Not so one of its rivals, California Giant Berry Farms, which plans its acreage years in advance and generally sticks with it. Tom Smith, its sales director, pointed to another risk in the berry market, which hammered some farms a few years ago. A wave of the blueberry growers switched to organic fruit, flooding the market and pushing prices for the premium berries below conventional ones.

For some smaller growers, one year of bad markets "could be enough to put you under," said Mr. Smith.

Fruit and vegetable growers have long struggled to find enough workers to pick and pack their crops. This year, labor competition from booming home construction could tighten the squeeze, Mr. Bjorn said.

To keep workers, some berry growers have added bonuses for staying for the full harvest season, and sweepstakes with prizes such as a car. Mushroom producer Mountain View Mushrooms, a Utah company, recently began offering signing and referral bonuses.

When mushroom sales fell at the start of the pandemic, Mountain View hauled hundreds of thousands of pounds of mushrooms to a compost dump and chose not to repair the worn wooden beds it uses to grow them, said Brenda Barney, sales manager. Now, orders from reopening restaurants are flooding in faster than it can fill them.

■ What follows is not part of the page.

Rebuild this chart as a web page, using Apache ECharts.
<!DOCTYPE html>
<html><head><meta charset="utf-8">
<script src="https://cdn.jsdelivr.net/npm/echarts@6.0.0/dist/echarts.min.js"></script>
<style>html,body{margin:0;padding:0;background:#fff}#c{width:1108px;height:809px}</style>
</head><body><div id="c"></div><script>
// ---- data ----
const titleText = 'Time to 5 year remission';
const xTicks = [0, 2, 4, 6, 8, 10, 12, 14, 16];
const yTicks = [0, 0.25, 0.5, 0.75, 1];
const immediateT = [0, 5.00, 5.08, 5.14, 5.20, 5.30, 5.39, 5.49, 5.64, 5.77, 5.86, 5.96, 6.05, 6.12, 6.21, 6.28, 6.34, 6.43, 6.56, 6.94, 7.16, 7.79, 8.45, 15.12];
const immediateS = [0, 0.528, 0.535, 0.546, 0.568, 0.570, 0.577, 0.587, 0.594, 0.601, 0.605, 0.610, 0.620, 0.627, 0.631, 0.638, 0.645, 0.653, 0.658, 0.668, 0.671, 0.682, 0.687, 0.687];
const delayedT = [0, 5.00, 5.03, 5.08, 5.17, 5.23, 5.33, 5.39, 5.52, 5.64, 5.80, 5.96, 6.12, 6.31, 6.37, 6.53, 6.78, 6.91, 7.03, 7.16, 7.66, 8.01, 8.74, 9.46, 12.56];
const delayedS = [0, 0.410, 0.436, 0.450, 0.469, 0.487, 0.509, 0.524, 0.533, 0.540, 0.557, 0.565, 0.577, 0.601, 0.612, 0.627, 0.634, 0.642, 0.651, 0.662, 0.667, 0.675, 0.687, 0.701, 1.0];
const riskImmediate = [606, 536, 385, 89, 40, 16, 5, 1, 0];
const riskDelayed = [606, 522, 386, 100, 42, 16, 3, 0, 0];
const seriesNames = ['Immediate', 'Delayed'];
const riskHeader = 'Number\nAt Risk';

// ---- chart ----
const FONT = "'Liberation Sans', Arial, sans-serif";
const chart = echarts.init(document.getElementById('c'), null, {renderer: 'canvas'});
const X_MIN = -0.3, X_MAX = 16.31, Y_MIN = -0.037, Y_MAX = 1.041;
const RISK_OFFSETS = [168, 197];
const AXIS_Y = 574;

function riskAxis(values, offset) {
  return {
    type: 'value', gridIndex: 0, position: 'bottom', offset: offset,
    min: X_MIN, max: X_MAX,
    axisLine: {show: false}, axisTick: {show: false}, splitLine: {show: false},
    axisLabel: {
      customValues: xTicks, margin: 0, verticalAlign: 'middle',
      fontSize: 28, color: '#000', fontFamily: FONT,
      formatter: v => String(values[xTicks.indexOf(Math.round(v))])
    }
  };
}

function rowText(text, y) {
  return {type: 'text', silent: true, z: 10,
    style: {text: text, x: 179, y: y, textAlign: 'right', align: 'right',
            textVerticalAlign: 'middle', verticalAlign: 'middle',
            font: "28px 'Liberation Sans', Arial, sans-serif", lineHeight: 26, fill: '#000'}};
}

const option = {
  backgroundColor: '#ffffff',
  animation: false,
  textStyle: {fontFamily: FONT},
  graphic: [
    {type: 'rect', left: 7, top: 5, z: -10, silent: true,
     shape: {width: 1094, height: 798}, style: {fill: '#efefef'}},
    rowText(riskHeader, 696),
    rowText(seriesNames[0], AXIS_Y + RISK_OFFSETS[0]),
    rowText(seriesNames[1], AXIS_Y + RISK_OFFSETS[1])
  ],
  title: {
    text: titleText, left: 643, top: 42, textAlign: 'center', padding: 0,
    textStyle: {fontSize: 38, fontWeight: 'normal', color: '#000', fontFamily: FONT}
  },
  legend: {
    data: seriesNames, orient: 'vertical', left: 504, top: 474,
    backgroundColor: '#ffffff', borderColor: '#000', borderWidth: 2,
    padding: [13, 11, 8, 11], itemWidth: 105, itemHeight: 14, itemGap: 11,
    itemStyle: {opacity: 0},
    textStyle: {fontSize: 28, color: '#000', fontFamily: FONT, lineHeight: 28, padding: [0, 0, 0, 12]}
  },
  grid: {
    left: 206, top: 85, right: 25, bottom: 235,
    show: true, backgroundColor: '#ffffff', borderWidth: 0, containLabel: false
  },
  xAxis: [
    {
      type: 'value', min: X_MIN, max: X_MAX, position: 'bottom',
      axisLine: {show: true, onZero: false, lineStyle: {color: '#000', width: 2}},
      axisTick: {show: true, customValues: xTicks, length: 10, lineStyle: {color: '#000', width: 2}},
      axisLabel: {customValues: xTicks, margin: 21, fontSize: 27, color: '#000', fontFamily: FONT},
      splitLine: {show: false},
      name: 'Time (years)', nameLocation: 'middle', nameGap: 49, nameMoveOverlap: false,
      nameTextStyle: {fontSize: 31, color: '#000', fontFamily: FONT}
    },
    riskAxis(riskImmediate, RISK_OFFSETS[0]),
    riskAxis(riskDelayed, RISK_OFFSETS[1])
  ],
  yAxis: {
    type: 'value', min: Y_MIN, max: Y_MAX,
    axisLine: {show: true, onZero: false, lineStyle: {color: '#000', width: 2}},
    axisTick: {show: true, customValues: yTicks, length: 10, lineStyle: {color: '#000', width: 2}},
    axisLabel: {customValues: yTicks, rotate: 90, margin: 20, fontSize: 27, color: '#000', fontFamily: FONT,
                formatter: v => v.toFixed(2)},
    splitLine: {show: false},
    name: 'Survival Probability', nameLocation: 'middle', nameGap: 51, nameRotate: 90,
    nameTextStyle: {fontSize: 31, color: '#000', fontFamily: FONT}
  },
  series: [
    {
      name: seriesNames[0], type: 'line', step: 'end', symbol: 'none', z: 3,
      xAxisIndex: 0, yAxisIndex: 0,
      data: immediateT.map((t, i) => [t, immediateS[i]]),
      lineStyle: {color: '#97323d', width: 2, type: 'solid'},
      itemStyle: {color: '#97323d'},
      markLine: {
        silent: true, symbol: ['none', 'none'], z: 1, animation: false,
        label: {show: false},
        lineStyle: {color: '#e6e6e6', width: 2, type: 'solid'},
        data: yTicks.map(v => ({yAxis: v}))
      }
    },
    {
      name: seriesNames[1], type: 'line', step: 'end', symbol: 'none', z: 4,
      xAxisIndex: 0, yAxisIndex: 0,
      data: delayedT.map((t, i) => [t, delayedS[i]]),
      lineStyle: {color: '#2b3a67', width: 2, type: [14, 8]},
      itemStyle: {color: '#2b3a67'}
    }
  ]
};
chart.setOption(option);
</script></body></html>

Even if it could hire 20 more people, production would be hampered by a lumber shortage that is making it tough to find the wooden beams the company needs to build new growing beds.

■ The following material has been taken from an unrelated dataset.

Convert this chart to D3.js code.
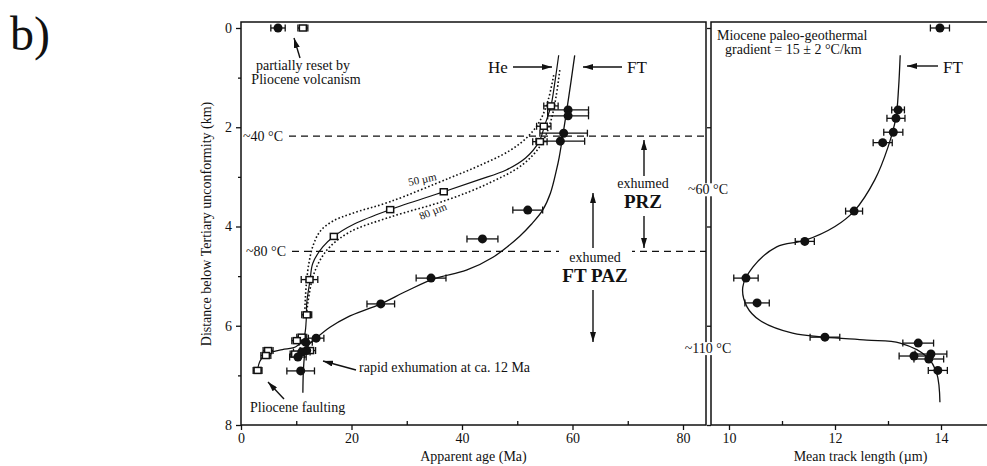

"Since Valentine’s Day, we’ve been short on mushrooms," Ms. Barney said. "We didn’t expect demand to stay as high as it did."


For some suppliers of fresh foods, managing relationships with customers and assessing each one’s demand forecast have become delicate tasks as a tug of war emerges over a finite amount of food.

Restaurants and other businesses struggling to regain their footing are looking for a break on berry prices, said Mr. Bjorn, while grocers flush from a banner year are willing to pay up to get the fruit they need.

He is eager to support restaurant customers as they rebuild, but he also can’t turn his back on grocers, who supported Driscoll’s business during the pandemic.

"You feel like you should be able to manage because we’ve been in this environment for some time now," Mr. Bjorn said. "Yet it feels a little unmanageable."